CaMK-II activation is essential for zebrafish inner ear development and acts through Delta-Notch signaling
- Authors
- Rothschild, S.C., Lahvic, J., Francescatto, L., McLeod, J.J., Burgess, S.M., and Tombes, R.M.
- ID
- ZDB-PUB-130709-33
- Date
- 2013
- Source
- Developmental Biology 381(1): 179-88 (Journal)
- Registered Authors
- Burgess, Shawn, Francescatto, Ludmila, McLeod, Jamie, Rothschild, Sarah Chase, Tombes, Robert M.
- Keywords
- CaMK-II, cilia, otolith, inner ear, Delta-notch
- MeSH Terms
-
- Animals
- Phosphorylation
- Oligonucleotides/metabolism
- Enzyme Activation
- Intracellular Signaling Peptides and Proteins/metabolism*
- PubMed
- 23747599 Full text @ Dev. Biol.
Zebrafish inner ear development is characterized by the crystallization of otoliths onto immotile kinocilia that protrude from sensory “hair” cells. The stereotypical formation of these sensory structures is dependent on the expression of key patterning genes and on Ca2+ signals. One potential target of Ca2+ signaling in the inner ear is the type II Ca2+/calmodulin-dependent protein kinase (CaMK-II), which is preferentially activated in hair cells, with intense activation at the base of kinocilia. In zebrafish, CaMK-II is encoded by seven genes; the expression of one of these genes (camk2g1) is enriched in hair cells.

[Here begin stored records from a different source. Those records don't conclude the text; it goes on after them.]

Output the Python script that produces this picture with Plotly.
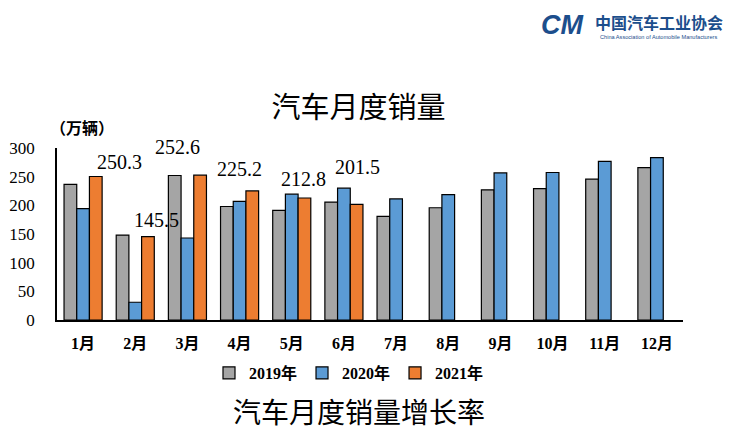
import plotly.graph_objects as go

months = ["1月", "2月", "3月", "4月", "5月", "6月", "7月", "8月", "9月", "10月", "11月", "12月"]
sales_2019 = [236.7, 148.2, 252.0, 198.0, 191.3, 205.6, 180.8, 195.8, 227.1, 229.1, 245.6, 265.6]
sales_2020 = [194.1, 31.0, 143.0, 207.0, 219.4, 230.0, 211.2, 218.6, 256.5, 257.3, 276.5, 283.1]
sales_2021 = [250.3, 145.5, 252.6, 225.2, 212.8, 201.5, None, None, None, None, None, None]
y_ticks = [0, 50, 100, 150, 200, 250, 300]

# label offsets (pixels) for the 2021 value labels
label_dx = [36, 21, -10, 0, 12, 14]
label_dy = [14, 17, 28, 22, 19, 37]

W, H = 729, 431
L, R, T, B = 57, 46, 148, 111
pw, ph = W - L - R, H - T - B


def px(x):
    return (x - L) / pw


def py(y):
    return (H - B - y) / ph


serif = "Liberation Serif, Noto Sans CJK SC"
cjk = "Noto Sans CJK SC"


def note(x, y, text, font):
    fig.add_annotation(x=px(x), y=py(y), xref="paper", yref="paper", text=text,
                       showarrow=False, xanchor="center", yanchor="middle", font=font)


fig = go.Figure()
for name, vals, col in [("2019年", sales_2019, "#A5A5A5"),
                        ("2020年", sales_2020, "#5B9BD5"),
                        ("2021年", sales_2021, "#ED7D31")]:
    fig.add_trace(go.Bar(x=months, y=vals, name=name,
                         marker=dict(color=col, line=dict(color="black", width=1.2))))

for m, v, dx, dy in zip(months, sales_2021, label_dx, label_dy):
    if v is None:
        continue
    fig.add_annotation(x=m, y=v, xref="x", yref="y", text=f"{v:.1f}", showarrow=False,
                       xshift=dx, yshift=dy, xanchor="center", yanchor="middle",
                       font=dict(family=serif, size=20, color="black"))

note(82, 127, "（万辆）", dict(family=cjk, size=16, color="black", weight="bold"))
note(358.5, 411, "汽车月度销量增长率", dict(family=cjk, size=28, color="black"))
# logo
note(562, 25, "<b><i>CM</i></b>", dict(family="Liberation Sans", size=27, color="#1C4E8C"))
note(658.5, 22, "中国汽车工业协会", dict(family=cjk, size=16, color="#1C4E8C", weight="bold"))
note(658.5, 37, "China Association of Automobile Manufacturers",
     dict(family="Liberation Sans", size=5.6, color="#1C4E8C"))

fig.update_layout(
    width=W, height=H,
    margin=dict(l=L, r=R, t=T, b=B, autoexpand=False),
    paper_bgcolor="white", plot_bgcolor="white",
    barmode="group", bargap=0.27, bargroupgap=0,
    title=dict(text="汽车月度销量", x=358.5 / W, xanchor="center", xref="container",
               y=1 - 108 / H, yanchor="middle", yref="container",
               font=dict(family=cjk, size=29, color="black")),
    legend=dict(orientation="h", x=px(349), xanchor="center", y=py(373), yanchor="middle",
                font=dict(family=serif, size=16, color="black", weight="bold"),
                itemwidth=30, traceorder="normal"),
    xaxis=dict(showline=True, linecolor="black", linewidth=1.5, showgrid=False,
               ticks="", ticklabelstandoff=8, automargin=False,
               tickfont=dict(family=serif, size=16, color="black", weight="bold")),
    yaxis=dict(range=[0, 300], tickvals=y_ticks, showline=True, linecolor="black", linewidth=1.5,
               showgrid=False, zeroline=False, ticks="", ticklabelstandoff=17, automargin=False,
               tickfont=dict(family=serif, size=17, color="black")),
)

fig.write_html("out.html")
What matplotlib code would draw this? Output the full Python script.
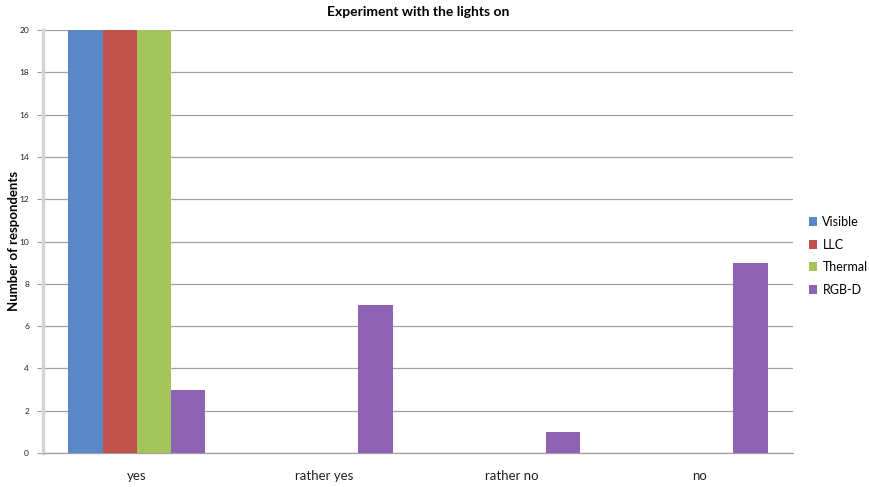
import matplotlib
matplotlib.use('Agg')
import matplotlib.pyplot as plt
import numpy as np

plt.rcParams['font.family'] = ['Lato', 'DejaVu Sans']

categories = ['yes', 'rather yes', 'rather no', 'no']
series_names = ['Visible', 'LLC', 'Thermal', 'RGB-D']
visible = [20, 0, 0, 0]
llc = [20, 0, 0, 0]
thermal = [20, 0, 0, 0]
rgbd = [3, 7, 1, 9]
colors = ['#5A88C6', '#C0524E', '#A5C55C', '#8E63B4']

fig = plt.figure(figsize=(8.7, 4.87), dpi=100)
ax = fig.add_axes([0.0494, 0.0698, 0.862, 0.8686])

x = np.arange(len(categories))
width = 0.1825
all_series = [visible, llc, thermal, rgbd]
for i, (vals, name, col) in enumerate(zip(all_series, series_names, colors)):
    ax.bar(x + (i - 1.5) * width, vals, width, color=col, label=name, zorder=3)

ax.set_xlim(-0.5, len(categories) - 0.5)
ax.set_ylim(0, 20)
ax.set_yticks(np.arange(0, 21, 2))
ax.set_xticks(x)
ax.set_xticklabels(categories, fontsize=9.5, color='#222222')
ax.tick_params(axis='y', labelsize=6, length=4, color='#A0A0A0', pad=6, labelcolor='#222222')
ax.tick_params(axis='x', length=0, pad=12)
ax.grid(axis='y', color='#A0A0A0', linewidth=0.9, zorder=0)

for side in ['top', 'right']:
    ax.spines[side].set_visible(False)
ax.spines['left'].set_color('#D4D4D4')
ax.spines['left'].set_linewidth(2.5)
ax.spines['bottom'].set_color('#A0A0A0')
ax.spines['bottom'].set_linewidth(0.9)

ax.set_title('Experiment with the lights on', fontsize=10, fontweight='bold', pad=10)
# y label placed by hand so it stays inside the figure
fig.text(14 / 870, 1 - 241 / 487, 'Number of respondents', fontsize=9.5, fontweight='bold',
         rotation=90, ha='center', va='center')

ax.legend(loc='center left', bbox_to_anchor=(1.006, 0.466), frameon=False, fontsize=9,
          handlelength=0.7, handleheight=0.7, handletextpad=0.4, labelspacing=0.85)

fig.savefig('out.png', dpi=100)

The suppression of camk2g1 expression by antisense morpholino oligonucleotides or inhibition of CaMK-II activation by the pharmacological antagonist, KN-93, results in aberrant otolith formation without preventing cilia formation. In fact, CaMK-II suppression results in additional ciliated hair cells and altered levels of Delta–Notch signaling members. DeltaA and deltaD transcripts are increased and DeltaD protein accumulates in hair cells of CaMK-II morphants, indicative of defective recycling and/or exocytosis. Our findings indicate that CaMK-II plays a critical role in the developing ear, influencing cell differentiation through extranuclear effects on Delta–Notch signaling. Continued expression and activation of CaMK-II in maculae and cristae in older embryos suggests continued roles in auditory sensory maturation and transduction.